╭──
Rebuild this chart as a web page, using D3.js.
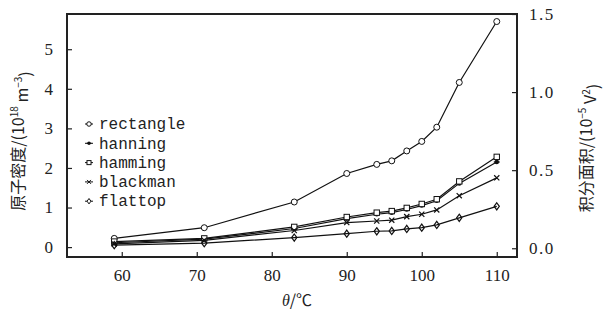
<!DOCTYPE html>
<meta charset="utf-8">
<script src="https://cdn.jsdelivr.net/npm/d3@7"></script>
<style>
body { margin: 0; background: #fff; }
text { fill: #222; }
.series path { fill: none; stroke: #111; stroke-width: 1.2px; }
.num { font-family: "Liberation Serif", "DejaVu Serif", serif; }
</style>
<body>
<script>

// temperatures (deg C)
var temps = [59, 71, 83, 90, 94, 96, 98, 100, 102, 105, 110];

var names = ["rectangle", "hanning", "hamming", "blackman", "flattop"];

// atom density, 10^18 m^-3
var rectangle = [0.22, 0.49, 1.14, 1.86, 2.09, 2.18, 2.43, 2.67, 3.03, 4.16, 5.70];
var hanning   = [0.11, 0.20, 0.47, 0.72, 0.83, 0.87, 0.95, 1.05, 1.17, 1.61, 2.15];
var hamming   = [0.14, 0.22, 0.51, 0.76, 0.87, 0.91, 0.99, 1.09, 1.21, 1.66, 2.28];
var blackman  = [0.08, 0.17, 0.42, 0.62, 0.66, 0.68, 0.77, 0.83, 0.94, 1.30, 1.75];
var flattop   = [0.05, 0.10, 0.24, 0.34, 0.40, 0.41, 0.46, 0.49, 0.56, 0.74, 1.03];

var leftTicks = [0, 1, 2, 3, 4, 5];
var rightTicks = [0.0, 0.5, 1.0, 1.5];
var xTicks = [60, 70, 80, 90, 100, 110];

var allSeries = [rectangle, hanning, hamming, blackman, flattop];

var width = 610, height = 320;
var margin = {left: 67, right: 93, top: 14, bottom: 63};

var svg = d3.select("body").append("svg")
    .attr("width", width)
    .attr("height", height);

var x = d3.scaleLinear().domain([52.7, 112.7]).range([margin.left, width - margin.right]);
var y = d3.scaleLinear().domain([-0.25, 5.89]).range([height - margin.bottom, margin.top]);
var y2 = d3.scaleLinear().domain([-0.056, 1.5]).range([height - margin.bottom, margin.top]);

// axes, ticks pointing inward
var xAxis = svg.append("g")
    .attr("transform", "translate(0," + (height - margin.bottom) + ")")
    .call(d3.axisBottom(x).tickValues(xTicks).tickSizeInner(-5).tickSizeOuter(0).tickPadding(12));
var yAxis = svg.append("g")
    .attr("transform", "translate(" + margin.left + ",0)")
    .call(d3.axisLeft(y).tickValues(leftTicks).tickFormat(d3.format("d")).tickSizeInner(-5).tickSizeOuter(0).tickPadding(14));
var y2Axis = svg.append("g")
    .attr("transform", "translate(" + (width - margin.right) + ",0)")
    .call(d3.axisRight(y2).tickValues(rightTicks).tickFormat(d3.format(".1f")).tickSizeInner(-5).tickSizeOuter(0).tickPadding(12));

[xAxis, yAxis, y2Axis].forEach(function(a) {
  a.attr("font-family", null).attr("font-size", 17);
  a.select(".domain").remove();
  a.selectAll(".tick line").attr("stroke", "#222").attr("stroke-width", 1.2);
  a.selectAll(".tick text").attr("fill", "#222").attr("class", "num");
});
y2Axis.selectAll(".tick text").attr("letter-spacing", "1.5px");

// frame
svg.append("rect")
    .attr("x", margin.left)
    .attr("y", margin.top)
    .attr("width", width - margin.left - margin.right)
    .attr("height", height - margin.top - margin.bottom)
    .attr("fill", "none")
    .attr("stroke", "#222")
    .attr("stroke-width", 2);

// markers
function marker(g, k, s) {
  if (k == 0) {
    g.append("circle").attr("r", 3 * s).attr("fill", "#fff").attr("stroke", "#111").attr("stroke-width", 1);
  } else if (k == 1) {
    g.append("circle").attr("r", 2.3 * s).attr("fill", "#111");
    g.append("path").attr("d", "M" + (-3 * s) + ",0H" + (3 * s)).attr("stroke", "#111").attr("stroke-width", 1);
  } else if (k == 2) {
    g.append("rect").attr("x", -2.7 * s).attr("y", -2.7 * s).attr("width", 5.4 * s).attr("height", 5.4 * s)
      .attr("fill", "#fff").attr("stroke", "#111").attr("stroke-width", 1);
  } else if (k == 3) {
    g.append("path").attr("d", "M-2.6,-2.6L2.6,2.6M-2.6,2.6L2.6,-2.6").attr("transform", "scale(" + s + ")")
      .attr("stroke", "#111").attr("stroke-width", 1 / s);
  } else {
    g.append("path").attr("d", "M0,-3.6L2.6,0L0,3.6L-2.6,0Z").attr("transform", "scale(" + s + ")")
      .attr("fill", "#fff").attr("stroke", "#111").attr("stroke-width", 1 / s);
  }
}

var line = d3.line()
    .x(function(d, i) { return x(temps[i]); })
    .y(function(d) { return y(d); });

allSeries.forEach(function(s, k) {
  var g = svg.append("g").attr("class", "series");
  g.append("path").attr("d", line(s));
  s.forEach(function(v, i) {
    var m = g.append("g").attr("transform", "translate(" + x(temps[i]) + "," + y(v) + ")");
    marker(m, k, 1);
  });
});

// legend
var legend = svg.append("g");
names.forEach(function(n, k) {
  var gy = 124 + k * 19.3;
  legend.append("path").attr("d", "M85," + gy + "H93").attr("stroke", "#111").attr("stroke-width", 1);
  var m = legend.append("g").attr("transform", "translate(89," + gy + ")");
  marker(m, k, 0.75);
  legend.append("text")
    .attr("x", 99).attr("y", gy).attr("dy", "0.33em")
    .attr("font-family", "'Liberation Mono', monospace")
    .attr("font-size", 16)
    .text(n);
});

// axis titles
function title(tx, pre, sup1, mid, sup2) {
  var t = svg.append("text")
      .attr("transform", tx)
      .attr("text-anchor", "middle")
      .attr("font-family", "'Noto Sans CJK SC', sans-serif")
      .attr("font-size", 16);
  t.append("tspan").text(pre);
  t.append("tspan").attr("font-size", 10).attr("dy", "-0.6em").text(sup1);
  t.append("tspan").attr("dy", "0.6em").text(mid);
  t.append("tspan").attr("font-size", 10).attr("dy", "-0.6em").text(sup2);
  t.append("tspan").attr("dy", "0.6em").text(")");
}
title("translate(24,141) rotate(-90)", "原子密度/(10", "18", " m", "−3");
title("translate(592,148) rotate(-90)", "积分面积/(10", "−5", " V", "2");

var xt = svg.append("text")
    .attr("x", 297).attr("y", 306)
    .attr("text-anchor", "middle")
    .attr("font-family", "'Noto Sans CJK SC', sans-serif")
    .attr("font-size", 16);
xt.append("tspan").attr("font-style", "italic").attr("class", "num").text("θ");
xt.append("tspan").text("/℃");

</script>
</body>
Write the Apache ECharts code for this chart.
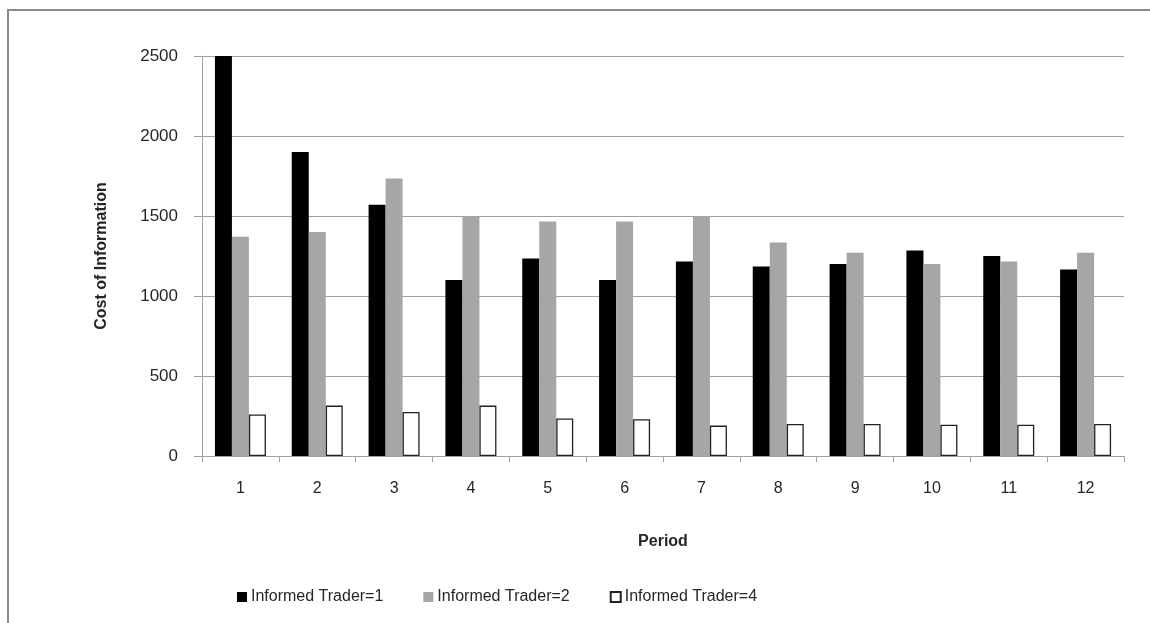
<!DOCTYPE html>
<html>
<head>
<meta charset="utf-8">
<script src="https://cdn.jsdelivr.net/npm/echarts@6/dist/echarts.min.js"></script>
<style>
  html, body { margin: 0; padding: 0; background: #ffffff; }
  #chart { width: 1150px; height: 623px; }
</style>
</head>
<body>
<div id="chart"></div>
<script>
// Periods on the x axis
const periods = ['1', '2', '3', '4', '5', '6', '7', '8', '9', '10', '11', '12'];

// Cost of information per period, by number of informed traders
const trader1 = [2500, 1900, 1570, 1100, 1235, 1100, 1215, 1185, 1200, 1285, 1250, 1165];
const trader2 = [1370, 1400, 1735, 1500, 1465, 1465, 1500, 1335, 1270, 1200, 1215, 1270];
const trader4 = [260, 315, 275, 315, 235, 230, 190, 200, 200, 195, 195, 200];

const seriesNames = ['Informed Trader=1', 'Informed Trader=2', 'Informed Trader=4'];

const FONT = '"Liberation Sans", "DejaVu Sans", sans-serif';
const TEXT = '#262626';
const AXIS = '#a0a0a0';

const chart = echarts.init(document.getElementById('chart'), null, { renderer: 'canvas' });

chart.setOption({
  animation: false,
  backgroundColor: '#ffffff',
  textStyle: { fontFamily: FONT, color: TEXT },
  graphic: [
    {
      type: 'rect',
      shape: { x: 8, y: 10, width: 1300, height: 800 },
      style: { fill: 'none', stroke: '#8c8c8c', lineWidth: 2 },
      silent: true
    }
  ],
  grid: { left: 202, right: 26, top: 56, bottom: 167, containLabel: false },
  legend: {
    left: 232,
    top: 584,
    itemWidth: 10,
    itemHeight: 10,
    itemGap: 40,
    icon: 'rect',
    textStyle: { fontFamily: FONT, fontSize: 16, color: TEXT, padding: [0, 0, 0, -1] },
    data: seriesNames
  },
  xAxis: {
    type: 'category',
    data: periods,
    name: 'Period',
    nameLocation: 'middle',
    nameGap: 78,
    nameTextStyle: { fontFamily: FONT, fontSize: 16, fontWeight: 'bold', color: TEXT },
    axisLine: { show: true, lineStyle: { color: AXIS, width: 1 } },
    axisTick: { show: true, alignWithLabel: false, length: 6, lineStyle: { color: AXIS } },
    axisLabel: { fontFamily: FONT, fontSize: 16, color: TEXT, margin: 25 },
    splitLine: { show: false }
  },
  yAxis: {
    type: 'value',
    min: 0,
    max: 2500,
    interval: 500,
    name: 'Cost of Information',
    nameLocation: 'middle',
    nameRotate: 90,
    nameGap: 92,
    nameTextStyle: { fontFamily: FONT, fontSize: 16, fontWeight: 'bold', color: TEXT },
    axisLine: { show: true, lineStyle: { color: AXIS, width: 1 } },
    axisTick: { show: true, inside: false, length: 8, lineStyle: { color: AXIS } },
    axisLabel: {
      fontFamily: FONT,
      fontSize: 17,
      color: TEXT,
      margin: 24,
      formatter: (v) => String(v)
    },
    splitLine: { show: true, lineStyle: { color: AXIS, width: 1 } }
  },
  series: [
    {
      name: seriesNames[0],
      type: 'bar',
      data: trader1,
      barWidth: 17,
      barGap: '0%',
      itemStyle: { color: '#000000' }
    },
    {
      name: seriesNames[1],
      type: 'bar',
      data: trader2,
      barWidth: 17,
      barGap: '0%',
      itemStyle: { color: '#a6a6a6' }
    },
    {
      name: seriesNames[2],
      type: 'bar',
      data: trader4,
      barWidth: 17,
      barGap: '0%',
      itemStyle: { color: '#ffffff', borderColor: '#222222', borderWidth: 1.3 }
    }
  ]
});
</script>
</body>
</html>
╰──
Exactly as written, please give again the lines from the beginning of the listing through the line containing "var y2 = d3.scaleLinear().domain([-0.056, 1.5]).range([height", inclusive, without any pictures.

Rebuild this chart as a web page, using D3.js.
<!DOCTYPE html>
<meta charset="utf-8">
<script src="https://cdn.jsdelivr.net/npm/d3@7"></script>
<style>
body { margin: 0; background: #fff; }
text { fill: #222; }
.series path { fill: none; stroke: #111; stroke-width: 1.2px; }
.num { font-family: "Liberation Serif", "DejaVu Serif", serif; }
</style>
<body>
<script>

// temperatures (deg C)
var temps = [59, 71, 83, 90, 94, 96, 98, 100, 102, 105, 110];

var names = ["rectangle", "hanning", "hamming", "blackman", "flattop"];

// atom density, 10^18 m^-3
var rectangle = [0.22, 0.49, 1.14, 1.86, 2.09, 2.18, 2.43, 2.67, 3.03, 4.16, 5.70];
var hanning   = [0.11, 0.20, 0.47, 0.72, 0.83, 0.87, 0.95, 1.05, 1.17, 1.61, 2.15];
var hamming   = [0.14, 0.22, 0.51, 0.76, 0.87, 0.91, 0.99, 1.09, 1.21, 1.66, 2.28];
var blackman  = [0.08, 0.17, 0.42, 0.62, 0.66, 0.68, 0.77, 0.83, 0.94, 1.30, 1.75];
var flattop   = [0.05, 0.10, 0.24, 0.34, 0.40, 0.41, 0.46, 0.49, 0.56, 0.74, 1.03];

var leftTicks = [0, 1, 2, 3, 4, 5];
var rightTicks = [0.0, 0.5, 1.0, 1.5];
var xTicks = [60, 70, 80, 90, 100, 110];

var allSeries = [rectangle, hanning, hamming, blackman, flattop];

var width = 610, height = 320;
var margin = {left: 67, right: 93, top: 14, bottom: 63};

var svg = d3.select("body").append("svg")
    .attr("width", width)
    .attr("height", height);

var x = d3.scaleLinear().domain([52.7, 112.7]).range([margin.left, width - margin.right]);
var y = d3.scaleLinear().domain([-0.25, 5.89]).range([height - margin.bottom, margin.top]);
var y2 = d3.scaleLinear().domain([-0.056, 1.5]).range([height - margin.bottom, margin.top]);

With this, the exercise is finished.